Rising WedgeChart Pattern
A bearish pattern with upward-sloping converging trendlines that typically breaks downward, signaling a reversal from an uptrend or continuation in a downtrend.

What is a Rising Wedge?
The Rising Wedge is a bearish pattern characterized by two upward-sloping trendlines that converge. The lower line (support) slopes more steeply than the upper line (resistance), creating a wedge shape.
As a reversal pattern, it appears after an uptrend. As a continuation pattern, it appears as a brief consolidation in a downtrend. In both cases, it typically breaks downward.
Market Psychology
Although price is rising, each rally shows less momentum (steeper support, flatter resistance). This indicates buyers are losing conviction while sellers step in at progressively lower relative levels.
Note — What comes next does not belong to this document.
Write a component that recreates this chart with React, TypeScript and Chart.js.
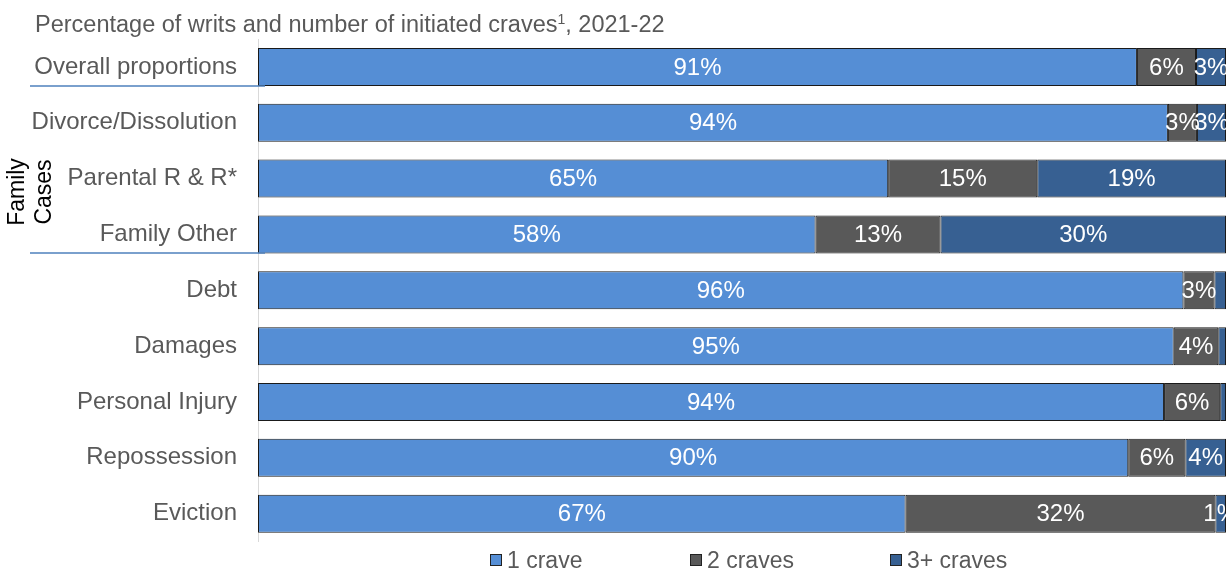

The narrowing range shows compression of volatility before a breakdown. When the pattern breaks, sellers typically overwhelm buyers, leading to a strong downward move.
How to Identify
Converging Lines
Both support and resistance slope upward, with support steeper than resistance.
Multiple Touches
At least 2 touches on each trendline for pattern validity.
Declining Volume
Volume typically decreases during formation and spikes on breakdown.
Trading Strategies
Breakdown Entry
Enter short when price breaks below the lower trendline with volume confirmation. Stop-loss above the most recent swing high inside the wedge.
Real Examples
Rising Wedges have a high success rate (around 66% break downward). They're particularly powerful when appearing after extended uptrends as reversal patterns.
The pattern is often seen in parabolic moves where the angle of ascent becomes unsustainable before a sharp reversal.
Common Mistakes
Shorting Too Early
Rising wedges can persist—wait for the breakdown to confirm.
Wait for Break
Enter only after price closes below support with volume.
Frequently Asked Questions
What is the rising wedge chart pattern?
The rising wedge is a bearish reversal pattern (in an uptrend) or bearish continuation pattern (in a downtrend). Two converging trendlines slope up, with price making higher highs and higher lows in a narrowing range. A breakout below the lower line signals a potential move down.
How is the rising wedge different from the falling wedge?
The rising wedge has converging lines sloping up and typically breaks downward (bearish). The falling wedge has converging lines sloping down and typically breaks upward (bullish). Both show narrowing range; the rising wedge warns of exhaustion and a possible drop.
Where should I enter and place stops on a rising wedge?
Enter when price closes below the lower wedge line with conviction—some wait for a retest of the line as resistance before shorting. Place your stop loss above the wedge or above the most recent swing high inside the pattern. Use the wedge height to project a target below the breakout.
Why is the rising wedge considered bearish?
The pattern shows higher highs and higher lows but with narrowing range, which often reflects weakening momentum and distribution. When support (the lower wedge line) fails, selling can accelerate. It commonly appears near the end of uptrends or in bearish continuation.
Can the rising wedge appear in a downtrend?
Yes. In a downtrend, a rising wedge can act as a continuation pattern—a brief bounce that then breaks down and resumes the decline. In an uptrend, it usually acts as a reversal pattern, signaling a potential shift from up to down.